Timor Sea Oil Leak Provides Stark Warning for the Importance of Asset Integrity
Since August 21st, the West Atlas drilling platform owned by Thailand's PTTEP Australasia in the Montara field, just a few hundred kilometres off the coast of North-Western Australia, has been leaking around 400 barrels of oil and gas every day.
The cost of attempts to deal with the disaster, including four separate attempts to plug the leak and efforts to clean up the waters has already hit $5.3 million (AUD). According to the Australian Maritime Safety Authority, PTTEP has so far repaid almost $4 million, but stated that the projected figures did not cover future operations, potential costs and damages to local industries such as fishery and tourism, or the long-term marine environmental damage.
Spokeswoman Rachel Siewert said, "This backs the growing calls for oil and gas operators to be required to contribute to a trust fund and improved insurance arrangements."
Fishermen in Indonesia have claimed that the slick has eradicated thousands of fish and contaminated others which have in turn made villagers ill. Others have expressed serious fears for the health of endangered species, such as turtles, dolphins and whales.
The leak, which is one of the worst Australia has ever experienced, offers a strong caution about the importance of asset integrity on platforms worldwide. Amid today’s economic difficulties, governments and businesses are in poor position to deal with such crises.
Although standard assets are not built to last for 30 years, many require at least another decade of future use as energy resources make the gradual switch from carbon to renewable fuel. This feat alone presents a multitude of challenges to oil and gas firms, though progress has been made in recent years on the UK Continental Shelf.

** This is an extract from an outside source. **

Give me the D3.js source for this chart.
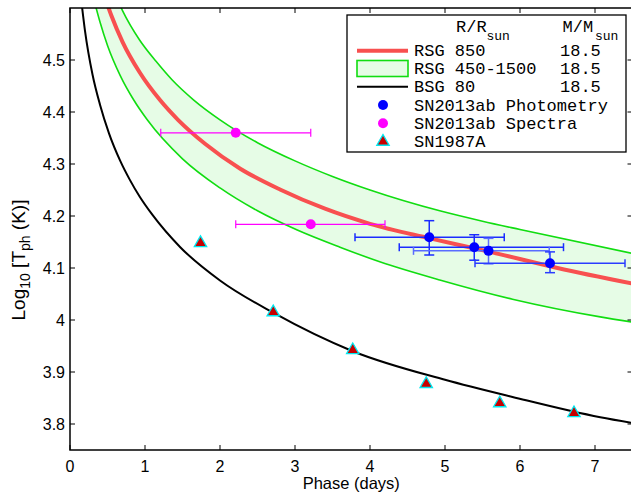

The Key Programme 3 Review, commissioned by the Secretary of State for Work and Pensions and released last July by HSE indicated that a raised awareness of the issues at hand had encouraged improvement in safety culture, communication, leadership and general maintenance, but suggested that further enhancements in these areas and others, such as the effectiveness of critical alert systems and safety committees, could and must be made.
Anxiety has increased for North Sea operators with recent news that a plea to the UK Treasury for tax cuts for the offshore industry to incentivise production has been dismissed. It is feared that platforms, pipelines and infrastructure will fall into disrepair as a result, and 50,000 jobs lie at risk. If the industry hopes to avoid its own national calamity, wide discussion and open sharing is paramount to forming some rapid solutions.